The knobs are color coded so with adequate lighting you don't have to waste time searching for the correct label. Black is Aux EFX level and Pan, Blue is EQ, and White is Gain.

I do find that sometimes the knobs on the EQ feel a little too close together and tiny. I think Mackie did what the could to utilize the space, but if you have big fingers this could pose difficulties nonetheless.

Setup is as easy as plugging in your gear correctly and flipping on the power switch. It runs smoothly with no problems.

The manual is sufficient for learning how to use the mixer, and even includes some examples of things you might do with the on-board features.


I mostly use the mixer to add some punch to my vocals, digital synthesizers and plugins.

There is a bit of noise added to your sound, especially if you bring up the gain really high, but this is of a level common on all similarly priced analog mixers.

I find manipulating my sound with this mixer works very well. The EQ is solid and you can hear the difference when you use it. I almost always turn the EQ off on my digital synthesizers and use this for equalization instead because the sound is so well-rounded.

The mixer adds what I can only describe as a warmth and balance to your sound. Not the sort of effect you would get using a compressor, something different. When I use it with multiple instruments, it makes them automatically sound like the belong in a mix together. This is something you don't get with most digital mixers, but it's also something worth paying attention to- it DOES change the character of the instruments you are running through. It is not the most transparent mixer out there.

You can get plenty of volume out of this provided you are using it for an appropriate setup. I have used mine in my studio and in band performances with great success.

Another thing I found useful is that I run the sound of a complete mix through a stereo channel and back into my DAW before bringing it to the mastering stage as 1 stereo track. It gives the whole project an even and unique character.

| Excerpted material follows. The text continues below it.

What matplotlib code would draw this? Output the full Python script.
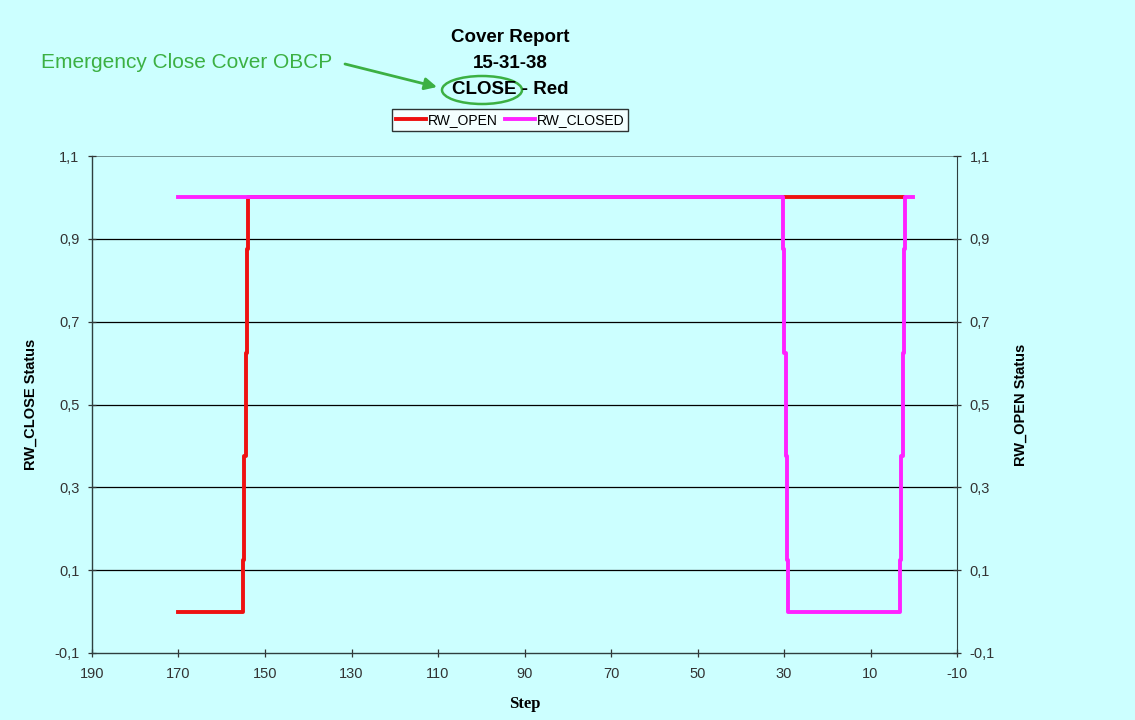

Things I like most about it-

-Ease of access to all parameters
-Heavy enough to be stable, light enough to carry around
-Great sound
-Multiple options of output routing

Things I like least-

-The button switches for things such as "Mute" and "Solo" on each channel are color coded by gray on top, white underneath. Honestly it is very hard to see if some of the switches are on or off sometimes. The switches don't have a large distance they cover between the two options and I find myself having to bend down and check sometimes to make sure one is on or off.

This is the only analog mixer I use. My father gave it to me, and I don't think he used it much or knew the potential of its use. I have tried a few other mixers since getting this one, all in a similar price range, and I don't think I would ever switch to something else. The VLZ Pro is reliable, compact, and gives you the best sound for your money.